The voice of an old man, ‘I feel things falling through… I can feel each breath out of my body. The blood that’s so heavy goes so light’.

 ‘I suppose I was the maze’.

‘Listen. The heart of it.’
I wouldn’t call Audio Obscura an exercise in eavesdropping: the tension here is not much on intruding on other people’s fragmented voices and fragmentary stories. The tension of this piece is in bringing those sounds and those fragmented stories back inside the mutating landscape of my understanding, let them hint at my presence here, today.

Audio Obscura is not concerned with sound or listening as such. It builds singular experiences of being – and listening here is a gateway. It points to and expands what cannot be heard, what cannot be said. ‘Dark listening’, Greenlaw calls it. It covets the other side of listening, which could be called making, writing.

By using sound as a medium and as a space, Greenlaw has created a beguiling piece on the process of writing. ‘Listen. The heart of it’, those first words I heard evoke Rainer Maria Rilke’s ‘Voices, Voices… Listen, my heart’ in the First Duino Elegy – that moment when the poet’s voice breaks to stop and listen to the ‘stream of uninterrupted news that comes from silence’, lingers in that polyphonic hesitancy, then writes it into a poem nonetheless.

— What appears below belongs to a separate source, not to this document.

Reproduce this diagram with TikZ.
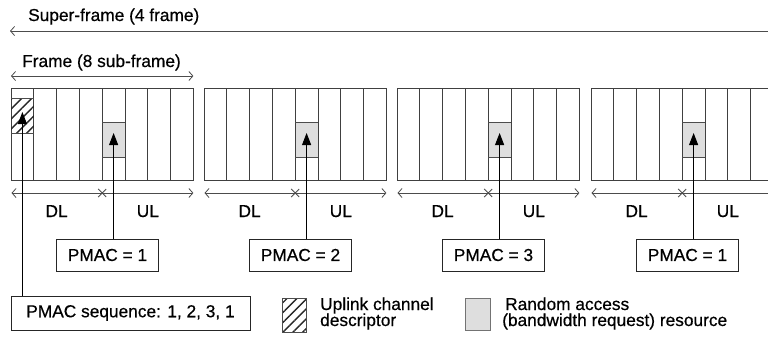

Greenlaw too is a poet, her Audio Obscura exists in the wavering space of creating or finding a poem: ‘the point at which we start to make sense of things’, she says. In the unspoken dark space of listening, when sounds before words generate riddles, in those spots that draw us in although we can’t embrace them, like the essential night embracing Maurice Blanchot’s Orpheus before his song takes shape. Audio Obscura is not a sound piece: it is where each poem begins.